Records supplied:
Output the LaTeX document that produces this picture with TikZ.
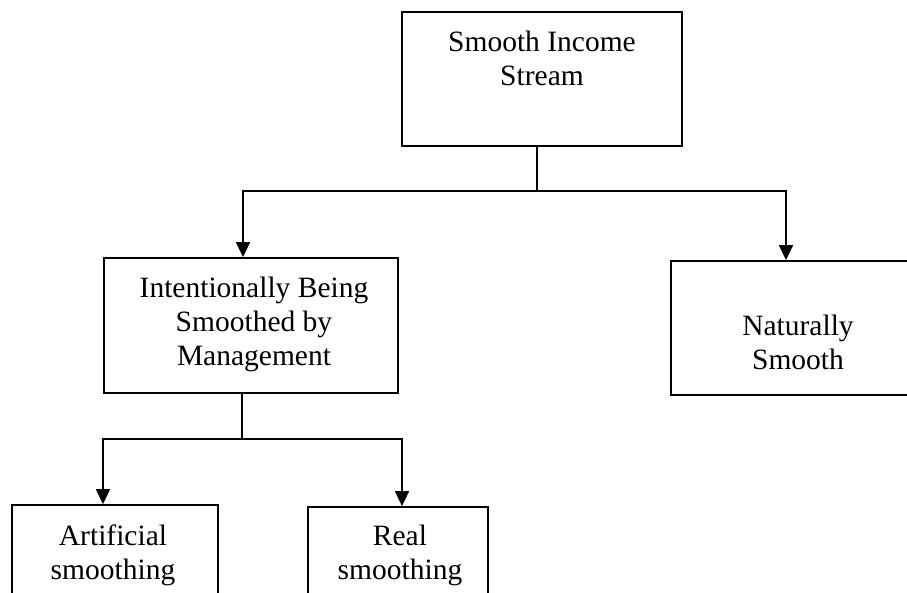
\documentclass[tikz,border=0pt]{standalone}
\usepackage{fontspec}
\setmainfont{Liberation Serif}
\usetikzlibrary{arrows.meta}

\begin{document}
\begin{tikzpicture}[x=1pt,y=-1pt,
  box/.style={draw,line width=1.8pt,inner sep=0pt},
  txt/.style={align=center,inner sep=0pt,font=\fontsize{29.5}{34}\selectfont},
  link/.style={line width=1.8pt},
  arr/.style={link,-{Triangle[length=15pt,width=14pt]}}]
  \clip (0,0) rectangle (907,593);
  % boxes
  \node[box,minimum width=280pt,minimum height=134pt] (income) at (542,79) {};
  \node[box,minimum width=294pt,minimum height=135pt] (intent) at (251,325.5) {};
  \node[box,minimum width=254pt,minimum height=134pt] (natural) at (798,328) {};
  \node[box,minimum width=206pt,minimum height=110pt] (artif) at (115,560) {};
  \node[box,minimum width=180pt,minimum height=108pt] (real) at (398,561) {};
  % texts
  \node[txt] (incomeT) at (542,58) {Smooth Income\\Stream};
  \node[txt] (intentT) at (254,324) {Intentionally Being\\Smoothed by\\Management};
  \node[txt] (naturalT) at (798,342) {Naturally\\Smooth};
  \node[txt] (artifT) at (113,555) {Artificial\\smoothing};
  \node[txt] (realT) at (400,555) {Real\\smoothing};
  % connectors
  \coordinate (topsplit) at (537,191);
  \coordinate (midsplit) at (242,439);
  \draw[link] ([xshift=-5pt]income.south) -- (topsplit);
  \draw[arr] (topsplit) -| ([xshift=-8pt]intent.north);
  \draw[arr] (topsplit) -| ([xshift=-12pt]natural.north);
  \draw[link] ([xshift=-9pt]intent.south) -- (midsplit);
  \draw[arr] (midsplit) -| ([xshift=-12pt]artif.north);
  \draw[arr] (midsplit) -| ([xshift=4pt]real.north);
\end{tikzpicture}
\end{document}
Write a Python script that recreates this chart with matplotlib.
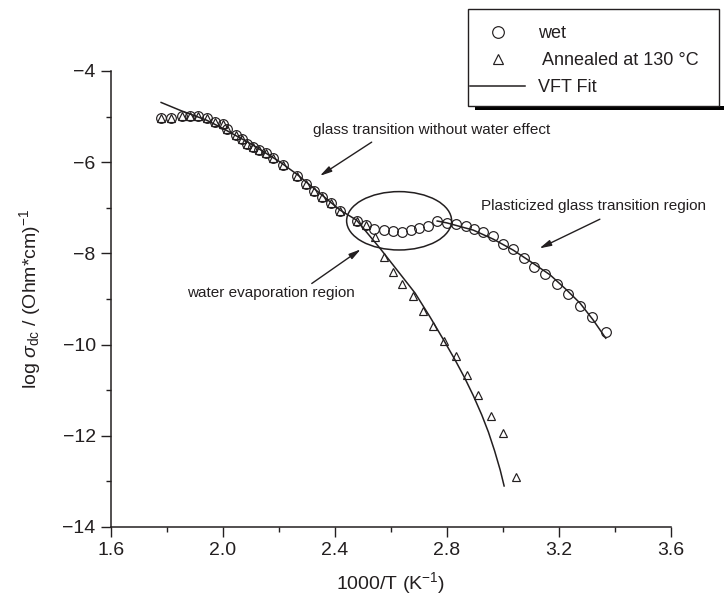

The problem:
Pictures don't belong in the copy. Restate all the entries exactly.

Answer for the task:
Output the LaTeX document that produces this picture with TikZ.
\documentclass[tikz,border=0pt]{standalone}
\usepackage{fontspec}
\setmainfont{Liberation Serif}
\usetikzlibrary{arrows.meta}

\begin{document}
\begin{tikzpicture}[x=1pt,y=-1pt,
  box/.style={draw,line width=1.8pt,inner sep=0pt},
  txt/.style={align=center,inner sep=0pt,font=\fontsize{29.5}{34}\selectfont},
  link/.style={line width=1.8pt},
  arr/.style={link,-{Triangle[length=15pt,width=14pt]}}]
  \clip (0,0) rectangle (907,593);
  % boxes
  \node[box,minimum width=280pt,minimum height=134pt] (income) at (542,79) {};
  \node[box,minimum width=294pt,minimum height=135pt] (intent) at (251,325.5) {};
  \node[box,minimum width=254pt,minimum height=134pt] (natural) at (798,328) {};
  \node[box,minimum width=206pt,minimum height=110pt] (artif) at (115,560) {};
  \node[box,minimum width=180pt,minimum height=108pt] (real) at (398,561) {};
  % texts
  \node[txt] (incomeT) at (542,58) {Smooth Income\\Stream};
  \node[txt] (intentT) at (254,324) {Intentionally Being\\Smoothed by\\Management};
  \node[txt] (naturalT) at (798,342) {Naturally\\Smooth};
  \node[txt] (artifT) at (113,555) {Artificial\\smoothing};
  \node[txt] (realT) at (400,555) {Real\\smoothing};
  % connectors
  \coordinate (topsplit) at (537,191);
  \coordinate (midsplit) at (242,439);
  \draw[link] ([xshift=-5pt]income.south) -- (topsplit);
  \draw[arr] (topsplit) -| ([xshift=-8pt]intent.north);
  \draw[arr] (topsplit) -| ([xshift=-12pt]natural.north);
  \draw[link] ([xshift=-9pt]intent.south) -- (midsplit);
  \draw[arr] (midsplit) -| ([xshift=-12pt]artif.north);
  \draw[arr] (midsplit) -| ([xshift=4pt]real.north);
\end{tikzpicture}
\end{document}
Write a Python script that recreates this chart with matplotlib.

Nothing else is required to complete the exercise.